====== SOURCE DATA

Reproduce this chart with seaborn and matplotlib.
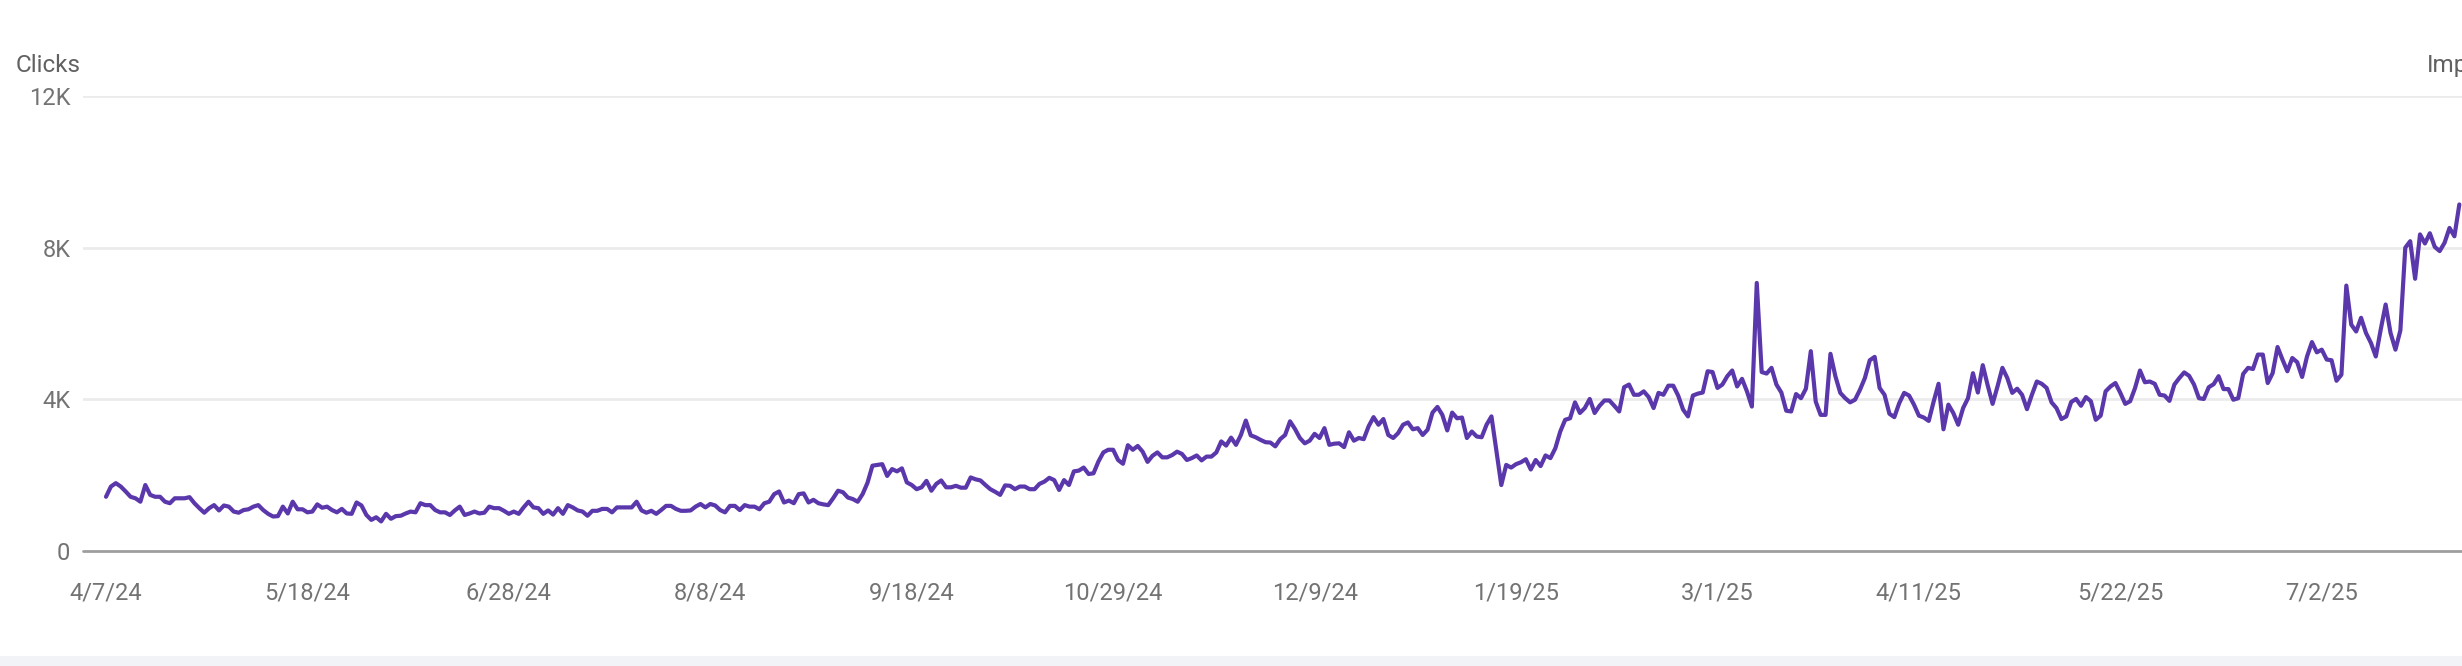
import numpy as np
import pandas as pd
import matplotlib
matplotlib.use("Agg")
import matplotlib.pyplot as plt
import matplotlib.dates as mdates
from matplotlib.patches import Rectangle
import seaborn as sns

# ---- data (daily clicks, in thousands) ----
start_date = "2024-04-07"

clicks_apr_jun_2024 = [
    1.43, 1.70, 1.79, 1.70, 1.57, 1.43, 1.39, 1.30, 1.74, 1.48,
    1.43, 1.43, 1.30, 1.26, 1.39, 1.39, 1.39, 1.42, 1.26, 1.13,
    1.01, 1.13, 1.21, 1.07, 1.20, 1.17, 1.04, 1.01, 1.08, 1.10,
    1.17, 1.21, 1.08, 0.98, 0.91, 0.92, 1.17, 0.99, 1.30, 1.10,
    1.10, 1.02, 1.04, 1.23, 1.14, 1.17, 1.08, 1.02, 1.11, 0.99,
    0.98, 1.28, 1.20, 0.95, 0.82, 0.89, 0.78, 0.98, 0.85, 0.92,
    0.93, 0.99, 1.04, 1.02, 1.26, 1.21, 1.21, 1.08, 1.02, 1.02,
    0.95, 1.07, 1.17, 0.95, 0.99, 1.04, 0.99, 1.01, 1.17, 1.13,
]
clicks_jun_sep_2024 = [
    1.13, 1.06, 0.98, 1.04, 0.98, 1.15, 1.30, 1.15, 1.13, 0.98,
    1.07, 0.96, 1.13, 0.98, 1.21, 1.15, 1.07, 1.04, 0.93, 1.06,
    1.06, 1.11, 1.11, 1.02, 1.15, 1.15, 1.15, 1.15, 1.30, 1.07,
    1.01, 1.06, 0.98, 1.08, 1.19, 1.19, 1.11, 1.06, 1.06, 1.07,
    1.17, 1.24, 1.15, 1.24, 1.20, 1.08, 1.02, 1.19, 1.19, 1.08,
    1.21, 1.17, 1.17, 1.10, 1.26, 1.30, 1.50, 1.57, 1.28, 1.33,
    1.26, 1.50, 1.52, 1.28, 1.35, 1.26, 1.23, 1.21, 1.39, 1.59,
    1.55, 1.41, 1.37, 1.30, 1.50, 1.80, 2.25, 2.27, 2.29, 1.98,
]
clicks_sep_dec_2024 = [
    2.16, 2.10, 2.18, 1.81, 1.74, 1.63, 1.68, 1.85, 1.59, 1.77,
    1.86, 1.68, 1.68, 1.72, 1.67, 1.67, 1.94, 1.89, 1.86, 1.74,
    1.63, 1.56, 1.48, 1.73, 1.72, 1.63, 1.70, 1.70, 1.63, 1.63,
    1.77, 1.83, 1.93, 1.87, 1.61, 1.87, 1.74, 2.10, 2.12, 2.20,
    2.03, 2.05, 2.36, 2.60, 2.67, 2.67, 2.40, 2.30, 2.79, 2.67,
    2.77, 2.62, 2.35, 2.51, 2.60, 2.47, 2.47, 2.53, 2.62, 2.56,
    2.40, 2.45, 2.52, 2.39, 2.49, 2.49, 2.60, 2.89, 2.78, 2.99,
    2.80, 3.06, 3.44, 3.05, 3.00, 2.93, 2.87, 2.86, 2.76, 2.95,
]
clicks_dec_2024_feb_2025 = [
    3.06, 3.42, 3.22, 2.98, 2.84, 2.91, 3.09, 2.98, 3.24, 2.80,
    2.83, 2.84, 2.74, 3.13, 2.91, 2.98, 2.95, 3.29, 3.53, 3.33,
    3.48, 3.06, 2.98, 3.11, 3.33, 3.39, 3.21, 3.24, 3.06, 3.20,
    3.65, 3.80, 3.59, 3.18, 3.65, 3.50, 3.52, 2.98, 3.15, 3.02,
    3.00, 3.33, 3.55, 2.64, 1.74, 2.27, 2.20, 2.29, 2.34, 2.42,
    2.15, 2.40, 2.24, 2.52, 2.45, 2.71, 3.15, 3.46, 3.50, 3.92,
    3.64, 3.77, 4.01, 3.64, 3.83, 3.97, 3.97, 3.83, 3.68, 4.32,
    4.39, 4.12, 4.12, 4.21, 4.06, 3.77, 4.17, 4.12, 4.36, 4.36,
]
clicks_feb_may_2025 = [
    4.10, 3.73, 3.55, 4.10, 4.15, 4.18, 4.74, 4.72, 4.30, 4.39,
    4.61, 4.76, 4.34, 4.54, 4.21, 3.81, 7.07, 4.72, 4.68, 4.83,
    4.39, 4.18, 3.70, 3.68, 4.14, 4.03, 4.28, 5.27, 3.94, 3.59,
    3.59, 5.20, 4.61, 4.17, 4.03, 3.92, 3.99, 4.25, 4.56, 5.03,
    5.12, 4.30, 4.12, 3.62, 3.53, 3.90, 4.17, 4.10, 3.86, 3.57,
    3.52, 3.43, 3.94, 4.41, 3.21, 3.86, 3.64, 3.33, 3.77, 4.03,
    4.69, 4.18, 4.90, 4.37, 3.88, 4.34, 4.83, 4.56, 4.17, 4.28,
    4.12, 3.74, 4.12, 4.47, 4.41, 4.30, 3.92, 3.77, 3.48, 3.55,
]
clicks_may_jul_2025 = [
    3.93, 4.01, 3.83, 4.06, 3.95, 3.46, 3.57, 4.21, 4.34, 4.43,
    4.17, 3.88, 3.95, 4.30, 4.76, 4.45, 4.47, 4.41, 4.12, 4.10,
    3.96, 4.39, 4.56, 4.71, 4.62, 4.39, 4.03, 4.01, 4.32, 4.40,
    4.61, 4.27, 4.27, 3.99, 4.03, 4.67, 4.83, 4.80, 5.18, 5.18,
    4.43, 4.69, 5.38, 5.05, 4.74, 5.09, 4.98, 4.59, 5.13, 5.51,
    5.24, 5.31, 5.05, 5.03, 4.49, 4.65, 7.00, 5.97, 5.79, 6.15,
    5.75, 5.49, 5.13, 5.84, 6.50, 5.75, 5.31, 5.82, 8.00, 8.17,
    7.18, 8.35, 8.11, 8.38, 8.02, 7.91, 8.13, 8.52, 8.30, 9.14,
]

y_ticks = [0, 4000, 8000, 12000]
y_tick_labels = ["0", "4K", "8K", "12K"]
x_tick_labels = ["4/7/24", "5/18/24", "6/28/24", "8/8/24", "9/18/24", "10/29/24",
                 "12/9/24", "1/19/25", "3/1/25", "4/11/25", "5/22/25", "7/2/25"]

clicks_k = (clicks_apr_jun_2024 + clicks_jun_sep_2024 + clicks_sep_dec_2024 +
            clicks_dec_2024_feb_2025 + clicks_feb_may_2025 + clicks_may_jul_2025)
dates = pd.date_range(start_date, periods=len(clicks_k), freq="D")
df = pd.DataFrame({"date": dates, "clicks": np.array(clicks_k) * 1000})

# ---- style ----
sns.set_theme(style="white")
plt.rcParams["font.family"] = ["Roboto", "DejaVu Sans"]

W, H = 2462, 666
fig = plt.figure(figsize=(W / 100, H / 100), dpi=100)
fig.patch.set_facecolor("white")

left_px, right_px, top_px, zero_px = 83, 2462, 96, 551
ax = fig.add_axes([left_px / W, 1 - zero_px / H, (right_px - left_px) / W,
                   (zero_px - top_px) / H])
ax.set_facecolor("none")

sns.lineplot(data=df, x="date", y="clicks", ax=ax, color="#5a37ab",
             linewidth=3.0, zorder=3)

px_per_day = 4.913
d0 = mdates.date2num(pd.Timestamp(start_date))
ax.set_xlim(d0 - (106 - left_px) / px_per_day, d0 + (right_px - 106) / px_per_day)
ax.set_ylim(0, 12000)

tick_dates = [pd.Timestamp(start_date) + pd.Timedelta(days=41 * i)
              for i in range(len(x_tick_labels))]
ax.set_xticks([mdates.date2num(t) for t in tick_dates])
ax.set_xticklabels(x_tick_labels)
ax.set_yticks(y_ticks)
ax.set_yticklabels(y_tick_labels)

for y in y_ticks[1:]:
    ax.axhline(y, color="#ebebeb", linewidth=2.0, zorder=1)
ax.axhline(0, color="#9e9e9e", linewidth=2.0, zorder=2, clip_on=False)

for s in ax.spines.values():
    s.set_visible(False)
ax.grid(False)
ax.tick_params(axis="both", length=0, labelsize=17, labelcolor="#737373")
ax.tick_params(axis="y", pad=9)
ax.tick_params(axis="x", pad=22)
ax.set_xlabel("")
ax.set_ylabel("")

fig.text(16 / W, 1 - 72 / H, "Clicks", ha="left", va="baseline",
         fontsize=17.5, color="#616161")
fig.text(2427 / W, 1 - 72 / H, "Impressions", ha="left", va="baseline",
         fontsize=17.5, color="#616161")

# light footer band
fig.patches.append(Rectangle((0, 0), 1, 10 / H, transform=fig.transFigure,
                             facecolor="#f1f3f6", edgecolor="none", zorder=0))

fig.savefig("out.png", dpi=100, facecolor="white")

============

• [EXERCISE TASK]: Return every line above that contains the word "matplotlib".

• [TASK RESPONSE]:
Reproduce this chart with seaborn and matplotlib.
import matplotlib
matplotlib.use("Agg")
import matplotlib.pyplot as plt
import matplotlib.dates as mdates
from matplotlib.patches import Rectangle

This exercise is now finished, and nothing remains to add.